Geht es nun um meine eigene Beurteilung, so kann ich Ihre kritische Reaktion durchaus nachvollziehen. Denn in der Anmoderation von Herrn Florian Inhauser konnten sowohl die gezeigten Bilder wie auch die ausgewählte, zum Teil unnötig dramatisierende Formulierung tatsächlich den falschen Eindruck vermitteln, dass im Oberengadin überhaupt nicht Skigefahren werden kann. Wurde damit irreführend, ja vernichtend berichtet? Hätte die Tagesschau im Interesse des Tourismus und der Mitarbeitenden der Bergbahnen gar nicht über das Thema berichten sollen?

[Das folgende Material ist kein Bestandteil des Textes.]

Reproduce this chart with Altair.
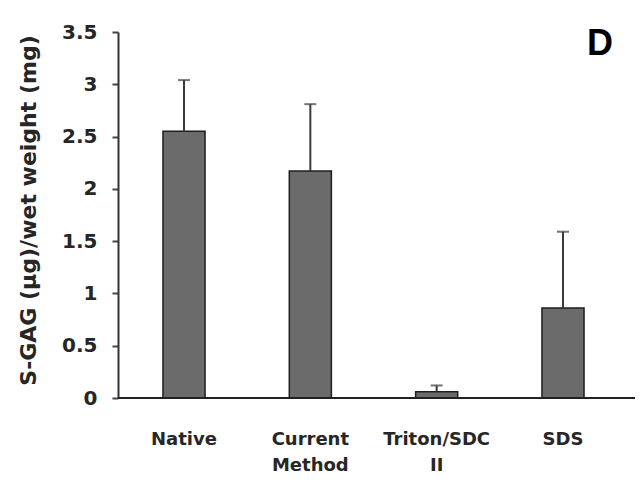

Nachdem ich die Angelegenheit studieren konnte, gelange ich zu anderen Schlussfolgerungen als Sie.
Zuerst einmal, weil es in der Tagesschau vom 23. Dezember nur indirekt um den Stand der Skipisten in der Schweiz und insbesondere im Oberengadin ging. Vielmehr – wie bereits im Titel der Sendung „wenig Schnee, wenig Jobs, wenig Geld“ transparent angekündigt – war Thema des Beitrages die Frage, ob der fehlende Schnee in den Alpen ein Fall für die Arbeitslosenversicherung sei. Eine durchaus relevante Frage, denn in Graubünden haben etwa ein Dutzend Bergbahnen und Tourismusbetriebe bei den Behörden Kurzarbeit angemeldet. Im Beitrag konnte der Direktor der Bergbahnen Scuols, Herr Egon Scheinwiler, betonen, dass von 70 Angestellten nicht weniger als 30 aufgrund des Schneemangels ohne Arbeit zu Hause bleiben mussten. Die Arbeitslosenversicherung sollte deshalb die Löhne dieser Angestellten zu 80 Prozent übernehmen. Doch die Bedingungen für eine derartige Form der Kurzarbeitsentschädigung sind streng: Solche Entschädigungen werden nur bezahlt, wenn der Umsatz der betreffenden Abrechnungsperiode 25 Prozent des Umsatzes der fünf vorangegangenen Jahre nicht übersteigt. Eine Bedingung, die laut Herrn Scheinwiler viel zu streng sei.
Dann aber auch, weil im Bericht selber in Bild und Ton wiederholt vermittelt wurde, dass viele Pisten trotz Schneemangels offen seien und Skifahren dank Kunstschnee durchaus möglich sei. Am Beispiel Davos wurde sogar von prächtigen Bedingungen gesprochen. Das Publikum war deshalb durchaus in der Lage, den möglicherweise falschen Eindruck in der Anmoderation richtig zu erfassen und wenn nötig zu korrigieren.
Aus dem Gesagten ergibt sich, dass sich das Publikum über das Thema eine eigene Meinung bilden konnte. Das Sachgerechtigkeitsgebot wurde eingehalten. Auch wenn ich für Ihre Reaktion Verständnis habe, kann ich Ihre Beanstandung, soweit ich darauf eintreten konnte, nicht unterstützen.
4. Ich bitte Sie, das vorliegende Schreiben als meinen Schlussbericht gemäss Art. 93 Abs. 3 des Radio- und Fernsehgesetzes RTVG entgegenzunehmen. Über die Möglichkeit einer Beschwerde an die Unabhängige Beschwerdeinstanz für Radio und Fernsehen UBI (Monbijoustrasse 54A, Postfach 8547, 3001 Bern) orientiert Sie der beiliegende Auszug aus dem Bundesgesetz über Radio und Fernsehen.